With less than 24 hours to go, National MP Todd Muller is on a sprint to pitch his case to all his colleagues ahead of a vote on the party's leadership.
After calling Muller's bluff on his media rounds yesterday morning, leader Simon Bridges has summoned National MPs to Parliament for an emergency midday caucus meeting to decide who will lead the party into the 19 September election.
Yesterday morning Muller hadn't gone public with his plan to topple Bridges but was flushed out by his leader and returned fire with fire when he emailed his National Party colleagues late yesterday afternoon saying he was the right person to lead the party to victory.
"I share the view of the majority of my colleagues that this is not possible under the current leadership," he wrote.
This series of events is nothing like the way the National Party normally conducts leadership changes, which for the most part are tidy mini-campaigns where contenders publicly declare they're running and a ballot is held.
This race - as short as it is, starting at 7am yesterday and expected to expire mid-afternoon tomorrow - is messy and not being held behind closed doors in usual National Party fashion.
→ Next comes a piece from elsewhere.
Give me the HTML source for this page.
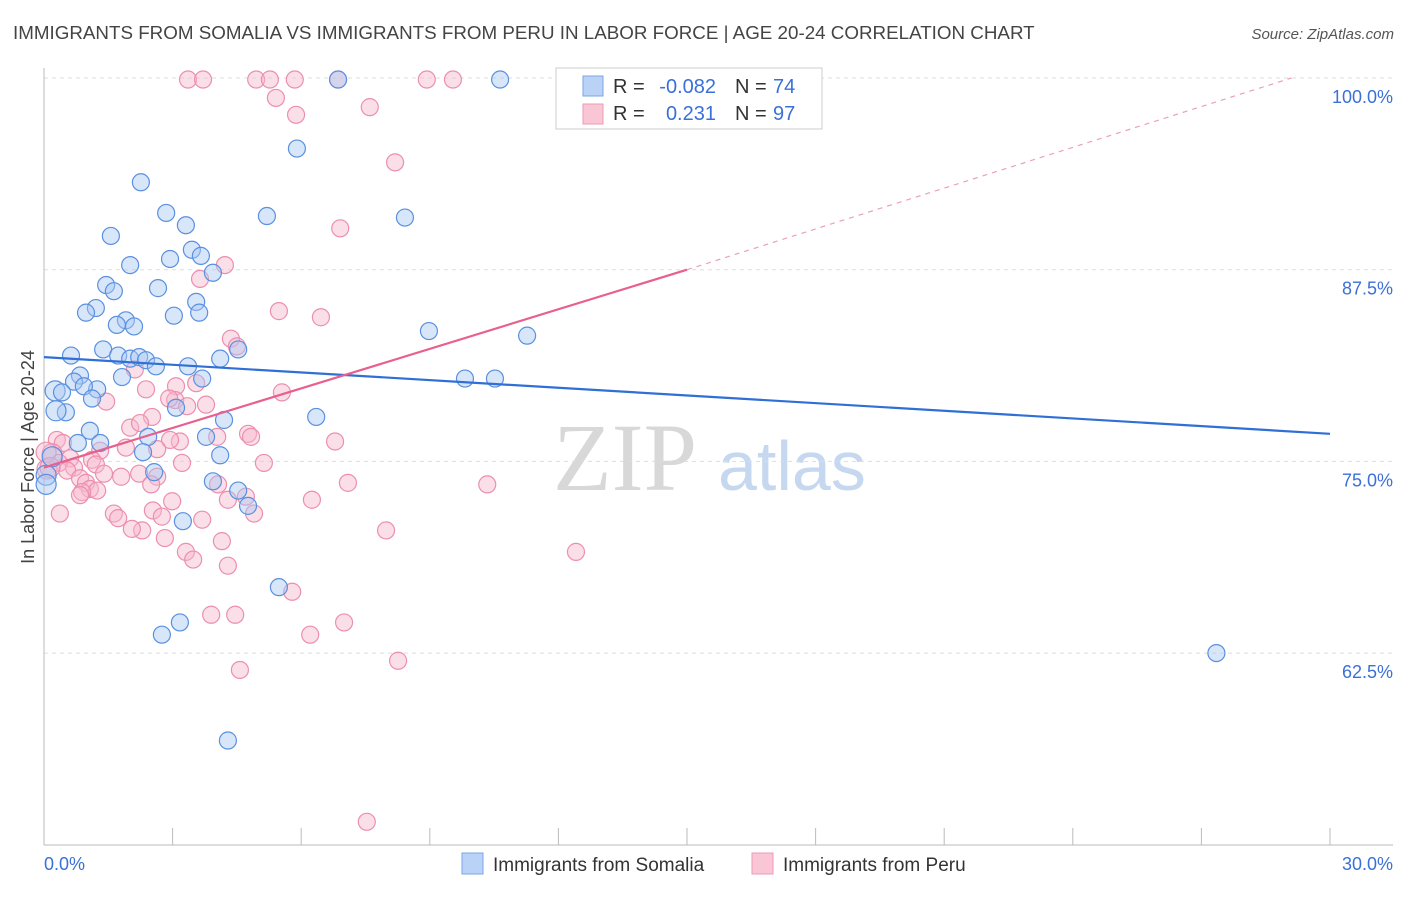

It's understood Muller is running on a ticket with Auckland Central MP and former minister Nikki Kaye - who has, not once, but twice beaten Jacinda Ardern for the seat.
Kaye flew into Wellington today ahead of tomorrow's vote at Parliament.
But at Wellington Airport, Kaye would not publicly confirm she is seeking the deputy position.
"Oh look I think these issues are matters for the caucus," she said.
When asked whether she thought it was time for a change of leadership Kaye repeated that she thought it was important that these issues happened in the caucus room.
Long-time leadership aspirant Judith Collins has ruled herself out of the race tomorrow and with fewer than 24 hours to go the chances of anyone else putting their hand up is increasingly unlikely.
So at midday tomorrow, failing any last minute bids, Bridges and Muller will go head-to-head in a ballot.
It's understood a vote of confidence in Bridges' leadership is not likely, and instead it will just be a straight vote on who should be leader.
With MPs from both camps saying they have strong support, but nobody prepared to say they have a majority, the vote looks to be too close to call.
One MP told RNZ it was quite difficult to determine if one candidate had the numbers over the other because "it's human nature for people to express support for more than one person'' so as not to let anyone down.
So even if Bridges or Muller think they have the numbers going into tomorrow's caucus, it's quite possible they won't get all of the votes they'd banked on.
The leadership showdown comes after a horror Newshub Reid Research poll for the party on Monday night.
National's support has sunk to 30 percent and on that number at least 16 National MPs would be gone.
With the One News-Colmar Brunton poll due at 6pm, MPs from both camps will be watching closely to see what impact, if any, it might have on those MPs planning to sleep on their vote.